Since the world is designed to keep man’s mind away from God, the spiritual seeker is forced constantly to battle against the forces of Maya, against the diverse world-currents. It is an uphill task. But the reward is high. It is a challenging task. But you will wear the crown of God on your head when you succeed in the task in the end.

The desire to tread the spiritual path arises in man’s mind as a result of meritorious deeds in many previous births. Quite often, the spiritual spark in man is kindled by contact with a spiritual Master, a true Guru, a realised Soul. Sometimes, the spiritual ignition is occasioned by terrible disappointments in worldly life. That is why Swami Sivananda characterizes pain as the best teacher. Pain turns man’s mind away from the world and towards God. Pain is the end-product of worldly life and the beginning of spiritual life.

Once the spiritual thirst is created, the seeker naturally turns towards spiritual books or spiritual teachers for light on the path. He acquires theoretical knowledge, Paroksha Jnana. This, as we noticed, is the first step, and a necessary step. The next step in spiritual life, and the most essential step, is practice.

Practice ultimately leads to Aparoksha Anubhuti or the supreme Direct Experience. Indirect knowledge becomes direct experience. All that is learnt and understood about Brahman is more than verified by one’s own experience, by realising one’s own true nature as Brahman. That brings down the final curtain on the drama of life. But between the initial stepping on to the spiritual path and the final experience of realising Brahman, there are innumerable facts of spiritual life which the Sadhak verifies for himself personally. And with each verification his conviction in the truth of what he learnt grows.

Practice is the thing. Practice is what Lord Krishna characterizes as Abhyasa. Practice is kept up by dispassion or Vairagya. Dispassion is aided by discrimination or Viveka. These things go together. A spiritual seeker, if he is earnest about his task, should introduce order, system, method in his self-chosen undertaking. Viveka or discriminative understanding is the best friend of the spiritual seeker. The spiritual seeker should never forget to discriminate between the Real and the unreal. He should never fail to draw the distinction between the eternal and the ephemeral, between the substance and the shell. Discriminative thinking, correct understanding, viewing things in perspective should become a habit of mind with him. He cannot afford to remain without Viveka even for a split second, because that split second may well turn out to be the moment of temptation and ruin.
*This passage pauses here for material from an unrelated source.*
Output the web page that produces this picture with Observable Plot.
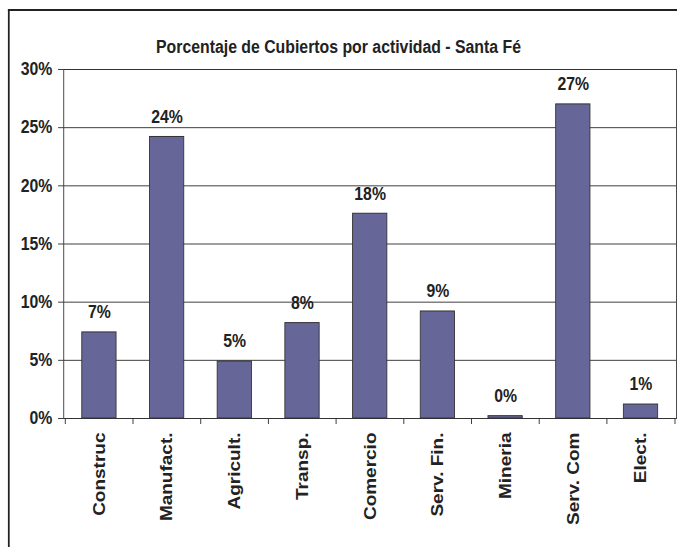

Vairagya follows in the wake of Viveka. Once you know what is real and what is unreal, once you know what is productive of bliss in the long run and what is productive of pain in the long run, once you understand what is diamond and what is stone, once you appreciate that all the worldly pleasures are but sugar-coated poison, once you learn to realise that in God only can be had unalloyed and lasting bliss, you will naturally turn away from the world and towards God. This is dispassion. Dislike for worldly pleasures is dispassion. Distaste for sense-objects is dispassion. Dispassion and discrimination go together.

Your Abhyasa or spiritual practice will be sustained and continuous only if it is supported by an unbroken current of Viveka and Vairagya.

Practice is the thing. It is practice which can take you forward and onward in your spiritual journey. Suppose you want to go from New York to Los Angeles. You know the route. You know the means of transport. You have the money to buy the ticket. But all this is useless unless you buy the ticket and get into the train or plane or bus. Then you will progress towards Los Angeles every hour of your travel. Similarly in spiritual life. You may know the route to God. You may know how to practise Bhakti Yoga, Karma Yoga, Raja Yoga, Jnana Yoga. You may also have the health and the strength, the circumstances and environment, the facilities and aids to practise Yoga. But unless you begin the actual practice, you cannot move an inch forward. Spiritual practice is like cooking food. Enjoying the spiritual bliss that arises out of spiritual practice, the spiritual Ananda, is akin to eating the cooked food. It satisfies your spiritual hunger.